begin GIVEN INFORMATION
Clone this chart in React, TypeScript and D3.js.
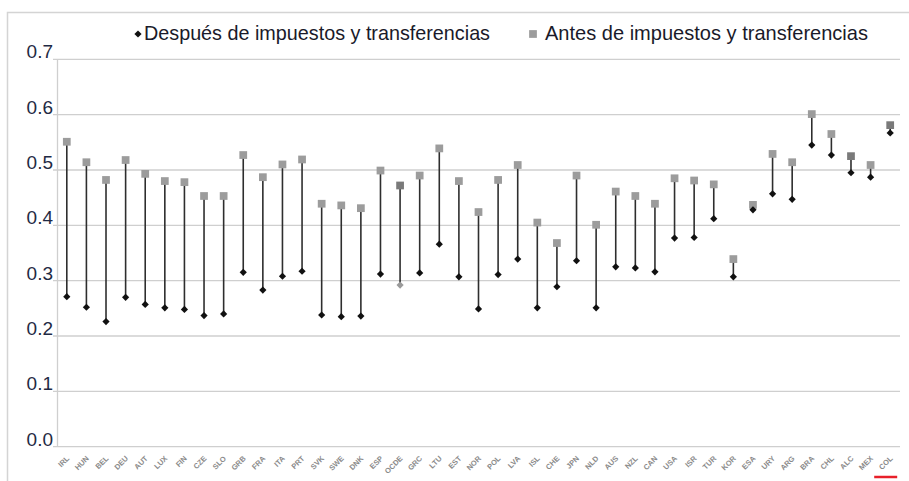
import React, { useEffect, useRef } from "react";
import * as d3 from "d3";

// Country codes along the x axis
const countries = [
  "IRL", "HUN", "BEL", "DEU", "AUT", "LUX", "FIN", "CZE", "SLO", "GRB",
  "FRA", "ITA", "PRT", "SVK", "SWE", "DNK", "ESP", "OCDE", "GRC", "LTU",
  "EST", "NOR", "POL", "LVA", "ISL", "CHE", "JPN", "NLD", "AUS", "NZL",
  "CAN", "USA", "ISR", "TUR", "KOR", "ESA", "URY", "ARG", "BRA", "CHL",
  "ALC", "MEX", "COL",
];

// Gini before taxes and transfers (squares)
const before = [
  0.551, 0.514, 0.482, 0.518, 0.493, 0.480, 0.478, 0.453, 0.453, 0.527,
  0.487, 0.510, 0.519, 0.439, 0.436, 0.431, 0.499, 0.472, 0.490, 0.539,
  0.480, 0.424, 0.482, 0.509, 0.405, 0.368, 0.490, 0.401, 0.461, 0.453,
  0.439, 0.485, 0.481, 0.474, 0.339, 0.437, 0.529, 0.514, 0.601, 0.565,
  0.525, 0.509, 0.581,
];

// Gini after taxes and transfers (diamonds)
const after = [
  0.271, 0.252, 0.226, 0.270, 0.257, 0.251, 0.248, 0.237, 0.240, 0.315,
  0.283, 0.308, 0.317, 0.238, 0.235, 0.236, 0.312, 0.292, 0.314, 0.366,
  0.307, 0.249, 0.311, 0.339, 0.251, 0.289, 0.336, 0.251, 0.325, 0.323,
  0.316, 0.377, 0.378, 0.412, 0.307, 0.428, 0.457, 0.447, 0.545, 0.527,
  0.495, 0.487, 0.567,
];

const yTicks = [0, 0.1, 0.2, 0.3, 0.4, 0.5, 0.6, 0.7];
const highlighted = ["OCDE", "ALC", "COL"];

const legendAfter = "Después de impuestos y transferencias";
const legendBefore = "Antes de impuestos y transferencias";

const App = () => {
  const svgRef = useRef<SVGSVGElement>(null);

  useEffect(() => {
    const width = 909;
    const height = 481;
    const margin = { top: 59.3, right: 9, bottom: 34.3, left: 57 };

    const svg = d3.select(svgRef.current);
    svg.selectAll("*").remove();
    svg.attr("width", width).attr("height", height);

    const data = countries.map((c, i) => ({ c, before: before[i], after: after[i] }));

    const x = d3
      .scaleBand()
      .domain(countries)
      .range([margin.left, width - margin.right]);
    const y = d3
      .scaleLinear()
      .domain([0, 0.7])
      .range([height - margin.bottom, margin.top]);

    // outer frame
    svg
      .append("rect")
      .attr("x", 7.5)
      .attr("y", 12.5)
      .attr("width", 1000)
      .attr("height", 1000)
      .attr("fill", "none")
      .attr("stroke", "#d4d4d4")
      .attr("stroke-width", 1.5);

    // gridlines
    svg
      .append("g")
      .selectAll("line")
      .data(yTicks)
      .enter()
      .append("line")
      .attr("x1", margin.left - 4)
      .attr("x2", width - margin.right)
      .attr("y1", (d) => y(d))
      .attr("y2", (d) => y(d))
      .attr("stroke", "#cfcfcf")
      .attr("stroke-width", 1.3);

    // y axis line
    svg
      .append("line")
      .attr("x1", margin.left + 0.5)
      .attr("x2", margin.left + 0.5)
      .attr("y1", y(0.7))
      .attr("y2", y(0))
      .attr("stroke", "#cfcfcf")
      .attr("stroke-width", 1.3);

    // y tick labels
    svg
      .append("g")
      .selectAll("text")
      .data(yTicks)
      .enter()
      .append("text")
      .attr("x", margin.left - 4)
      .attr("y", (d) => y(d) - 1)
      .attr("text-anchor", "end")
      .style("font-family", "Liberation Sans, Arial, sans-serif")
      .style("font-size", "19px")
      .attr("fill", "#1f2a44")
      .text((d) => d3.format(".1f")(d));

    // x labels
    svg
      .append("g")
      .selectAll("text")
      .data(countries)
      .enter()
      .append("text")
      .attr("transform", (d) => `translate(${x(d)! + x.bandwidth() / 2 + 3},459) rotate(-45)`)
      .attr("text-anchor", "end")
      .style("font-family", "Liberation Sans Narrow, Liberation Sans, sans-serif")
      .style("font-size", "7.5px")
      .style("font-weight", "bold")
      .attr("fill", "#8a8a8a")
      .text((d) => d);

    // red underline under COL
    const colX = x("COL")! + x.bandwidth() / 2;
    svg
      .append("line")
      .attr("x1", colX - 16)
      .attr("x2", colX + 7)
      .attr("y1", 477)
      .attr("y2", 477)
      .attr("stroke", "#e8202a")
      .attr("stroke-width", 2.5);

    const cx = (d: { c: string }) => x(d.c)! + x.bandwidth() / 2;

    // connecting lines
    svg
      .append("g")
      .selectAll("line")
      .data(data)
      .enter()
      .append("line")
      .attr("x1", cx)
      .attr("x2", cx)
      .attr("y1", (d) => y(d.before))
      .attr("y2", (d) => y(d.after))
      .attr("stroke", "#2e2e2e")
      .attr("stroke-width", 1.6);

    const squareSym = d3.symbol().type(d3.symbolSquare).size(60)();
    const diamondSym = d3.symbol().type(d3.symbolSquare).size(26)();

    // before markers
    svg
      .append("g")
      .selectAll("path")
      .data(data)
      .enter()
      .append("path")
      .attr("d", squareSym)
      .attr("transform", (d) => `translate(${cx(d)},${y(d.before)})`)
      .attr("fill", (d) => (highlighted.includes(d.c) ? "#7a7a7a" : "#9c9c9c"));

    // after markers
    svg
      .append("g")
      .selectAll("path")
      .data(data)
      .enter()
      .append("path")
      .attr("d", diamondSym)
      .attr("transform", (d) => `translate(${cx(d)},${y(d.after)}) rotate(45)`)
      .attr("fill", (d) => (d.c === "OCDE" ? "#9a9a9a" : "#111"));

    // legend
    const legend = svg.append("g");
    legend
      .append("path")
      .attr("d", diamondSym)
      .attr("transform", "translate(138,34) rotate(45)")
      .attr("fill", "#111");
    legend
      .append("text")
      .attr("x", 144)
      .attr("y", 40)
      .attr("textLength", 346)
      .attr("lengthAdjust", "spacingAndGlyphs")
      .style("font-family", "Liberation Sans Narrow, Liberation Sans, sans-serif")
      .style("font-size", "21px")
      .attr("fill", "#1a1a2a")
      .text(legendAfter);
    legend
      .append("path")
      .attr("d", squareSym)
      .attr("transform", "translate(533,34)")
      .attr("fill", "#9c9c9c");
    legend
      .append("text")
      .attr("x", 545)
      .attr("y", 40)
      .attr("textLength", 323)
      .attr("lengthAdjust", "spacingAndGlyphs")
      .style("font-family", "Liberation Sans Narrow, Liberation Sans, sans-serif")
      .style("font-size", "21px")
      .attr("fill", "#1a1a2a")
      .text(legendBefore);
  }, []);

  return <svg ref={svgRef} style={{ position: "absolute", left: 0, top: 0 }}></svg>;
};

export default App;
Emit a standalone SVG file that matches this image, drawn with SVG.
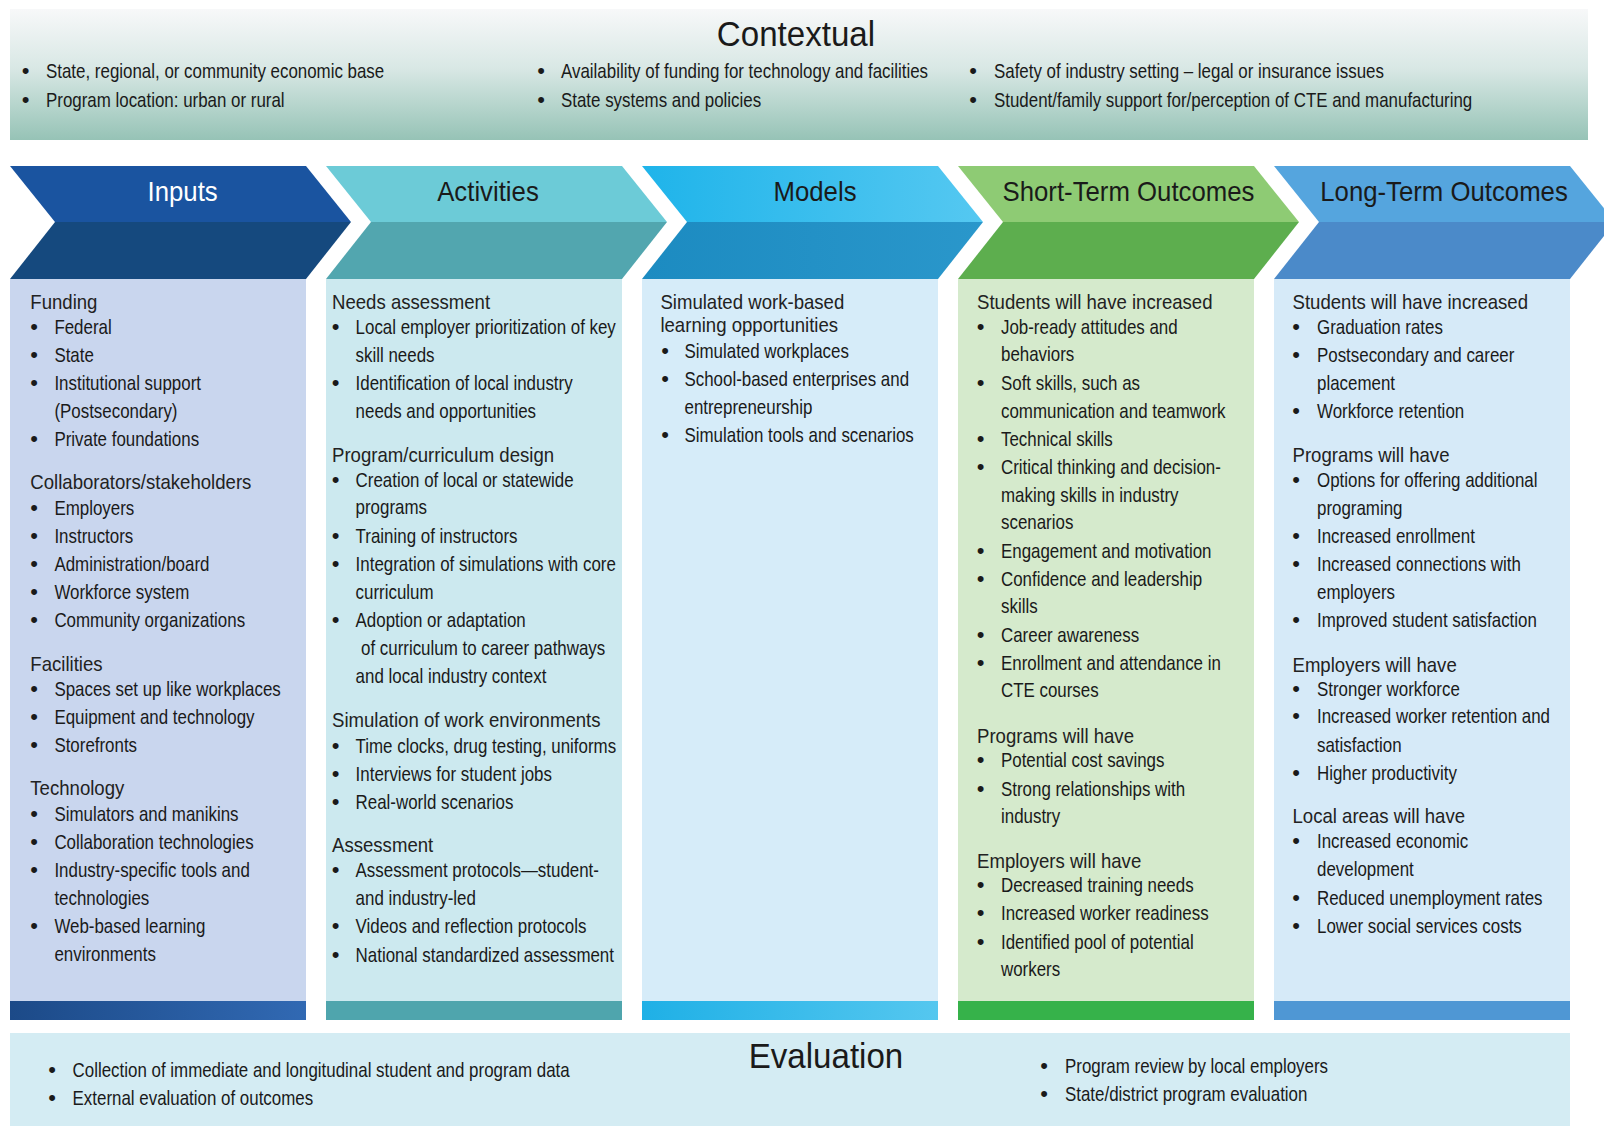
<svg xmlns="http://www.w3.org/2000/svg" width="1604" height="1126" viewBox="0 0 1604 1126">
<defs>
<linearGradient id="gCtx" x1="0" y1="0" x2="0" y2="1">
<stop offset="0" stop-color="#f7f8f9"/><stop offset="0.45" stop-color="#d9e8e5"/><stop offset="1" stop-color="#96c3b6"/>
</linearGradient>
<linearGradient id="gBarIn" x1="0" y1="0" x2="1" y2="0"><stop offset="0" stop-color="#1c4a88"/><stop offset="1" stop-color="#3169b3"/></linearGradient>
<linearGradient id="gBarMo" x1="0" y1="0" x2="1" y2="0"><stop offset="0" stop-color="#1fb0e6"/><stop offset="1" stop-color="#55c7ef"/></linearGradient>
<linearGradient id="gMoTop" x1="0" y1="0" x2="1" y2="0"><stop offset="0" stop-color="#1fb4ea"/><stop offset="1" stop-color="#55c8f1"/></linearGradient>
<linearGradient id="gMoBot" x1="0" y1="0" x2="1" y2="0"><stop offset="0" stop-color="#1c8bc1"/><stop offset="1" stop-color="#2a97cb"/></linearGradient>
</defs>
<style>
text{font-family:"Liberation Sans",Arial,sans-serif;fill:#1a1a1a}
.b text{font-size:20.5px}
.h text{font-size:20px;fill:#222}
.d text{font-size:22px;text-anchor:middle}
.ti{font-size:28px;text-anchor:middle}
.big{font-size:36px;text-anchor:middle}
</style>

<g id="contextual">
<rect x="10" y="9" width="1578" height="131" fill="url(#gCtx)"/>
<text class="big" transform="scale(0.92,1)" x="865.2" y="46">Contextual</text>
<g class="d"><text x="25.5" y="78">•</text><text x="25.5" y="107">•</text><text x="541" y="78">•</text><text x="541" y="107">•</text><text x="973" y="78">•</text><text x="973" y="107">•</text></g>
<g class="b" transform="scale(0.825,1)">
<text x="55.76" y="78">State, regional, or community economic base</text>
<text x="55.76" y="107">Program location: urban or rural</text>
<text x="680" y="78">Availability of funding for technology and facilities</text>
<text x="680" y="107">State systems and policies</text>
<text x="1204.85" y="78">Safety of industry setting – legal or insurance issues</text>
<text x="1204.85" y="107">Student/family support for/perception of CTE and manufacturing</text>
</g>
</g>

<g id="inputs">
<path d="M10,166 H306 L351,222 H55 Z" fill="#1a54a0"/>
<path d="M55,222 H351 L306,279 H10 Z" fill="#15497e"/>
<rect x="10" y="279" width="296" height="722" fill="#c9d6ee"/>
<rect x="10" y="1001" width="296" height="19" fill="url(#gBarIn)"/>
<text class="ti" transform="scale(0.92,1)" x="198.5" y="201" style="fill:#ffffff">Inputs</text>
<g class="h" transform="scale(0.93,1)">
<text x="32.58" y="309">Funding</text>
<text x="32.58" y="489">Collaborators/stakeholders</text>
<text x="32.58" y="671">Facilities</text>
<text x="32.58" y="795">Technology</text>
</g>
<g class="d"><text x="34" y="334">•</text><text x="34" y="362">•</text><text x="34" y="390">•</text><text x="34" y="446">•</text><text x="34" y="515">•</text><text x="34" y="543">•</text><text x="34" y="571">•</text><text x="34" y="599">•</text><text x="34" y="627">•</text><text x="34" y="696">•</text><text x="34" y="724">•</text><text x="34" y="752">•</text><text x="34" y="821">•</text><text x="34" y="849">•</text><text x="34" y="877">•</text><text x="34" y="933">•</text></g>
<g class="b" transform="scale(0.825,1)">
<text x="65.94" y="334">Federal</text>
<text x="65.94" y="362">State</text>
<text x="65.94" y="390">Institutional support</text>
<text x="65.94" y="418">(Postsecondary)</text>
<text x="65.94" y="446">Private foundations</text>
<text x="65.94" y="515">Employers</text>
<text x="65.94" y="543">Instructors</text>
<text x="65.94" y="571">Administration/board</text>
<text x="65.94" y="599">Workforce system</text>
<text x="65.94" y="627">Community organizations</text>
<text x="65.94" y="696">Spaces set up like workplaces</text>
<text x="65.94" y="724">Equipment and technology</text>
<text x="65.94" y="752">Storefronts</text>
<text x="65.94" y="821">Simulators and manikins</text>
<text x="65.94" y="849">Collaboration technologies</text>
<text x="65.94" y="877">Industry-specific tools and</text>
<text x="65.94" y="905">technologies</text>
<text x="65.94" y="933">Web-based learning</text>
<text x="65.94" y="961">environments</text>
</g>
</g>

<g id="activities">
<path d="M326,166 H622 L667,222 H371 Z" fill="#6ccbd7"/>
<path d="M371,222 H667 L622,279 H326 Z" fill="#52a6af"/>
<rect x="326" y="279" width="296" height="722" fill="#cce9ef"/>
<rect x="326" y="1001" width="296" height="19" fill="#4fa5ad"/>
<text class="ti" transform="scale(0.92,1)" x="530.4" y="201">Activities</text>
<g class="h" transform="scale(0.93,1)">
<text x="356.99" y="309">Needs assessment</text>
<text x="356.99" y="462">Program/curriculum design</text>
<text x="356.99" y="727">Simulation of work environments</text>
<text x="356.99" y="852">Assessment</text>
</g>
<g class="d"><text x="335.5" y="334">•</text><text x="335.5" y="390">•</text><text x="335.5" y="487">•</text><text x="335.5" y="543">•</text><text x="335.5" y="571">•</text><text x="335.5" y="627">•</text><text x="335.5" y="753">•</text><text x="335.5" y="781">•</text><text x="335.5" y="809">•</text><text x="335.5" y="877">•</text><text x="335.5" y="933">•</text><text x="335.5" y="962">•</text></g>
<g class="b" transform="scale(0.825,1)">
<text x="431.03" y="334">Local employer prioritization of key</text>
<text x="431.03" y="362">skill needs</text>
<text x="431.03" y="390">Identification of local industry</text>
<text x="431.03" y="418">needs and opportunities</text>
<text x="431.03" y="487">Creation of local or statewide</text>
<text x="431.03" y="514">programs</text>
<text x="431.03" y="543">Training of instructors</text>
<text x="431.03" y="571">Integration of simulations with core</text>
<text x="431.03" y="599">curriculum</text>
<text x="431.03" y="627">Adoption or adaptation</text>
<text x="437.58" y="655">of curriculum to career pathways</text>
<text x="431.03" y="683">and local industry context</text>
<text x="431.03" y="753">Time clocks, drug testing, uniforms</text>
<text x="431.03" y="781">Interviews for student jobs</text>
<text x="431.03" y="809">Real-world scenarios</text>
<text x="431.03" y="877">Assessment protocols—student-</text>
<text x="431.03" y="905">and industry-led</text>
<text x="431.03" y="933">Videos and reflection protocols</text>
<text x="431.03" y="962">National standardized assessment</text>
</g>
</g>

<g id="models">
<path d="M642,166 H938 L983,222 H687 Z" fill="url(#gMoTop)"/>
<path d="M687,222 H983 L938,279 H642 Z" fill="url(#gMoBot)"/>
<rect x="642" y="279" width="296" height="722" fill="#d6ecf9"/>
<rect x="642" y="1001" width="296" height="19" fill="url(#gBarMo)"/>
<text class="ti" transform="scale(0.92,1)" x="885.9" y="201">Models</text>
<g class="h" transform="scale(0.93,1)">
<text x="710.11" y="309">Simulated work-based</text>
<text x="710.11" y="332">learning opportunities</text>
</g>
<g class="d"><text x="665" y="358">•</text><text x="665" y="386">•</text><text x="665" y="442">•</text></g>
<g class="b" transform="scale(0.825,1)">
<text x="829.7" y="358">Simulated workplaces</text>
<text x="829.7" y="386">School-based enterprises and</text>
<text x="829.7" y="414">entrepreneurship</text>
<text x="829.7" y="442">Simulation tools and scenarios</text>
</g>
</g>

<g id="short-term">
<path d="M958,166 H1254 L1299,222 H1003 Z" fill="#8ecb74"/>
<path d="M1003,222 H1299 L1254,279 H958 Z" fill="#5dae4e"/>
<rect x="958" y="279" width="296" height="722" fill="#d5eacc"/>
<rect x="958" y="1001" width="296" height="19" fill="#36b24a"/>
<text class="ti" transform="scale(0.92,1)" x="1226.6" y="201">Short-Term Outcomes</text>
<g class="h" transform="scale(0.93,1)">
<text x="1050.54" y="309">Students will have increased</text>
<text x="1050.54" y="743">Programs will have</text>
<text x="1050.54" y="868">Employers will have</text>
</g>
<g class="d"><text x="980.5" y="334">•</text><text x="980.5" y="390">•</text><text x="980.5" y="446">•</text><text x="980.5" y="474">•</text><text x="980.5" y="558">•</text><text x="980.5" y="586">•</text><text x="980.5" y="642">•</text><text x="980.5" y="670">•</text><text x="980.5" y="767">•</text><text x="980.5" y="796">•</text><text x="980.5" y="892">•</text><text x="980.5" y="920">•</text><text x="980.5" y="949">•</text></g>
<g class="b" transform="scale(0.825,1)">
<text x="1213.33" y="334">Job-ready attitudes and</text>
<text x="1213.33" y="361">behaviors</text>
<text x="1213.33" y="390">Soft skills, such as</text>
<text x="1213.33" y="418">communication and teamwork</text>
<text x="1213.33" y="446">Technical skills</text>
<text x="1213.33" y="474">Critical thinking and decision-</text>
<text x="1213.33" y="502">making skills in industry</text>
<text x="1213.33" y="529">scenarios</text>
<text x="1213.33" y="558">Engagement and motivation</text>
<text x="1213.33" y="586">Confidence and leadership</text>
<text x="1213.33" y="613">skills</text>
<text x="1213.33" y="642">Career awareness</text>
<text x="1213.33" y="670">Enrollment and attendance in</text>
<text x="1213.33" y="697">CTE courses</text>
<text x="1213.33" y="767">Potential cost savings</text>
<text x="1213.33" y="796">Strong relationships with</text>
<text x="1213.33" y="823">industry</text>
<text x="1213.33" y="892">Decreased training needs</text>
<text x="1213.33" y="920">Increased worker readiness</text>
<text x="1213.33" y="949">Identified pool of potential</text>
<text x="1213.33" y="976">workers</text>
</g>
</g>

<g id="long-term">
<path d="M1274,166 H1570 L1615,222 H1319 Z" fill="#55a5de"/>
<path d="M1319,222 H1615 L1570,279 H1274 Z" fill="#4b8ac9"/>
<rect x="1274" y="279" width="296" height="722" fill="#d6eaf8"/>
<rect x="1274" y="1001" width="296" height="19" fill="#4f97d4"/>
<text class="ti" transform="scale(0.92,1)" x="1569.6" y="201">Long-Term Outcomes</text>
<g class="h" transform="scale(0.93,1)">
<text x="1389.78" y="309">Students will have increased</text>
<text x="1389.78" y="462">Programs will have</text>
<text x="1389.78" y="672">Employers will have</text>
<text x="1389.78" y="823">Local areas will have</text>
</g>
<g class="d"><text x="1296" y="334">•</text><text x="1296" y="362">•</text><text x="1296" y="418">•</text><text x="1296" y="487">•</text><text x="1296" y="543">•</text><text x="1296" y="571">•</text><text x="1296" y="627">•</text><text x="1296" y="696">•</text><text x="1296" y="723">•</text><text x="1296" y="780">•</text><text x="1296" y="848">•</text><text x="1296" y="905">•</text><text x="1296" y="933">•</text></g>
<g class="b" transform="scale(0.825,1)">
<text x="1596.36" y="334">Graduation rates</text>
<text x="1596.36" y="362">Postsecondary and career</text>
<text x="1596.36" y="390">placement</text>
<text x="1596.36" y="418">Workforce retention</text>
<text x="1596.36" y="487">Options for offering additional</text>
<text x="1596.36" y="515">programing</text>
<text x="1596.36" y="543">Increased enrollment</text>
<text x="1596.36" y="571">Increased connections with</text>
<text x="1596.36" y="599">employers</text>
<text x="1596.36" y="627">Improved student satisfaction</text>
<text x="1596.36" y="696">Stronger workforce</text>
<text x="1596.36" y="723">Increased worker retention and</text>
<text x="1596.36" y="752">satisfaction</text>
<text x="1596.36" y="780">Higher productivity</text>
<text x="1596.36" y="848">Increased economic</text>
<text x="1596.36" y="876">development</text>
<text x="1596.36" y="905">Reduced unemployment rates</text>
<text x="1596.36" y="933">Lower social services costs</text>
</g>
</g>

<g id="evaluation">
<rect x="10" y="1033" width="1560" height="93" fill="#d4ecf3"/>
<text class="big" transform="scale(0.92,1)" x="897.8" y="1068">Evaluation</text>
<g class="d"><text x="52" y="1077">•</text><text x="52" y="1105">•</text><text x="1044" y="1073">•</text><text x="1044" y="1101">•</text></g>
<g class="b" transform="scale(0.825,1)">
<text x="88" y="1077">Collection of immediate and longitudinal student and program data</text>
<text x="88" y="1105">External evaluation of outcomes</text>
<text x="1290.91" y="1073">Program review by local employers</text>
<text x="1290.91" y="1101">State/district program evaluation</text>
</g>
</g>

<g id="connectors"/>
</svg>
end GIVEN INFORMATION
## INSTRUCTIONS FOR THE TASK
Print, exactly as written, the lines above from the first one to the one containing "const data = countries.map((c, i)". Leave out pictures.

## WRITTEN REPLY
Clone this chart in React, TypeScript and D3.js.
import React, { useEffect, useRef } from "react";
import * as d3 from "d3";

// Country codes along the x axis
const countries = [
  "IRL", "HUN", "BEL", "DEU", "AUT", "LUX", "FIN", "CZE", "SLO", "GRB",
  "FRA", "ITA", "PRT", "SVK", "SWE", "DNK", "ESP", "OCDE", "GRC", "LTU",
  "EST", "NOR", "POL", "LVA", "ISL", "CHE", "JPN", "NLD", "AUS", "NZL",
  "CAN", "USA", "ISR", "TUR", "KOR", "ESA", "URY", "ARG", "BRA", "CHL",
  "ALC", "MEX", "COL",
];

// Gini before taxes and transfers (squares)
const before = [
  0.551, 0.514, 0.482, 0.518, 0.493, 0.480, 0.478, 0.453, 0.453, 0.527,
  0.487, 0.510, 0.519, 0.439, 0.436, 0.431, 0.499, 0.472, 0.490, 0.539,
  0.480, 0.424, 0.482, 0.509, 0.405, 0.368, 0.490, 0.401, 0.461, 0.453,
  0.439, 0.485, 0.481, 0.474, 0.339, 0.437, 0.529, 0.514, 0.601, 0.565,
  0.525, 0.509, 0.581,
];

// Gini after taxes and transfers (diamonds)
const after = [
  0.271, 0.252, 0.226, 0.270, 0.257, 0.251, 0.248, 0.237, 0.240, 0.315,
  0.283, 0.308, 0.317, 0.238, 0.235, 0.236, 0.312, 0.292, 0.314, 0.366,
  0.307, 0.249, 0.311, 0.339, 0.251, 0.289, 0.336, 0.251, 0.325, 0.323,
  0.316, 0.377, 0.378, 0.412, 0.307, 0.428, 0.457, 0.447, 0.545, 0.527,
  0.495, 0.487, 0.567,
];

const yTicks = [0, 0.1, 0.2, 0.3, 0.4, 0.5, 0.6, 0.7];
const highlighted = ["OCDE", "ALC", "COL"];

const legendAfter = "Después de impuestos y transferencias";
const legendBefore = "Antes de impuestos y transferencias";

const App = () => {
  const svgRef = useRef<SVGSVGElement>(null);

  useEffect(() => {
    const width = 909;
    const height = 481;
    const margin = { top: 59.3, right: 9, bottom: 34.3, left: 57 };

    const svg = d3.select(svgRef.current);
    svg.selectAll("*").remove();
    svg.attr("width", width).attr("height", height);

    const data = countries.map((c, i) => ({ c, before: before[i], after: after[i] }));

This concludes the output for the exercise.